Mr. Newman says it is true, however, that she is less tolerant than her husband. "For those white people who are unforgiving (of Mr. Barry), who just, no matter how much of an olive branch he extends, they just keep slamming his hand in the door, Marion has the kind of patience that he will still make the effort.

"Cora wants unity in the city, but she is less tolerant of having her hand slammed in the door. If she makes the effort and you don't respond, she will say, 'OK, you live your life and I'm going to live mine. You don't need me and I don't need you.' "

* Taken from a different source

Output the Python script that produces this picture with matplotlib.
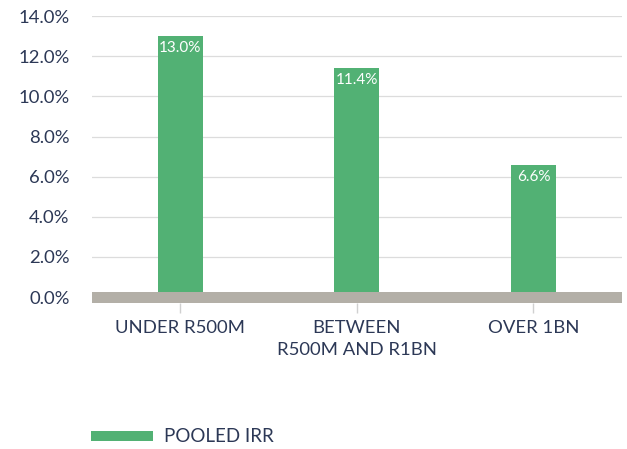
import matplotlib.pyplot as plt
from matplotlib.patches import Patch

# Pooled IRR by fund size
categories = ['UNDER R500M', 'BETWEEN\nR500M AND R1BN', 'OVER 1BN']
pooled_irr = [13.0, 11.4, 6.6]
y_ticks = [0, 2, 4, 6, 8, 10, 12, 14]

green = '#52b174'
navy = '#2c3856'
band = '#b3afa7'

plt.rcParams['font.family'] = ['Lato', 'DejaVu Sans']

fig = plt.figure(figsize=(6.27, 4.49), dpi=100)
ax = fig.add_axes([0.1467, 0.325, 0.845, 0.639])

x = range(len(categories))
bars = ax.bar(x, pooled_irr, width=0.255, color=green, zorder=2)

# value labels inside the top of each bar
for xi, v in zip(x, pooled_irr):
    ax.text(xi, v - 0.25, f'{v:.1f}%', ha='center', va='top',
            color='white', fontsize=11, zorder=3)

# thick grey baseline band
ax.axhspan(-0.3, 0.25, color=band, zorder=4, lw=0)

ax.set_xlim(-0.5, 2.5)
ax.set_ylim(-0.3, 14)
ax.set_yticks(y_ticks)
ax.set_yticklabels([f'{t:.1f}%' for t in y_ticks])
ax.set_xticks(list(x))
ax.set_xticklabels(categories)

ax.grid(axis='y', color='#dcdcdc', lw=0.9, zorder=0)
ax.set_axisbelow(True)
for s in ax.spines.values():
    s.set_visible(False)

ax.tick_params(axis='y', length=0, pad=16, labelsize=13.3, labelcolor=navy)
ax.tick_params(axis='x', length=7, width=1, color='#d0d0d0', pad=5,
               labelsize=13.3, labelcolor=navy)
for lbl in ax.get_xticklabels():
    lbl.set_linespacing(1.45)

handle = Patch(facecolor=green, edgecolor='none', label='POOLED IRR')
fig.legend(handles=[handle], loc='center left', bbox_to_anchor=(0.119, 0.027),
           frameon=False, handlelength=3.3, handleheight=0.45,
           handletextpad=0.55, fontsize=13.5, labelcolor=navy)

fig.savefig('out.png', dpi=100)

And then there is the matter of controversial black nationalist leader Louis Farrakhan, whose photo is among the many in the Barrys' den. When Mr. Farrakhan spoke in Washington last year, Mrs. Barry and Mr. Newman sat in the front row.

She makes no apologies for her support of the Nation of Islam leader -- who has been accused of anti-Semitic rhetoric but whose message of self-help appeals to many African-Americans -- saying the black community sees him as "someone who loves African-Americans."

She believes if the Nation of Islam and the Jewish community would sit down and talk, Jewish leaders "would see a lot of evolution in him like they did in Malcolm X."

But Mrs. Barry is concerned enough about perceptions of her that she asked a friend in the predominantly white, affluent part of town to set up coffee chats with women there -- "Conversations with Cora," they've been called -- so people can get to know her.

"It's in Cora's interest," says Mr. Croft, "for people to see she's not the grizzly bear."

She agrees, in fact, that her bark is worse than her bite. And believes that, if she comes across as a ferocious protector, it's because "that's the way women are, period. Wives tend to be a lot more caring and insightful than their husbands."

If she becomes first lady of the city, she says she would like to continue her sessions with women, calling them "Further Conversations with Cora." They would be focused on everything from child care to racial harmony.

"She wants to be first lady of D.C.," says Mr. Croft. "It's another jewel in the crown for her."

But more importantly, he says, "It's the completion of a circle, an ending that Greek tragedies don't ever get. In November, if Marion wins, it will be his final vindication. And it will not just be Marion's triumph. It will also be Cora Masters Barry's triumph."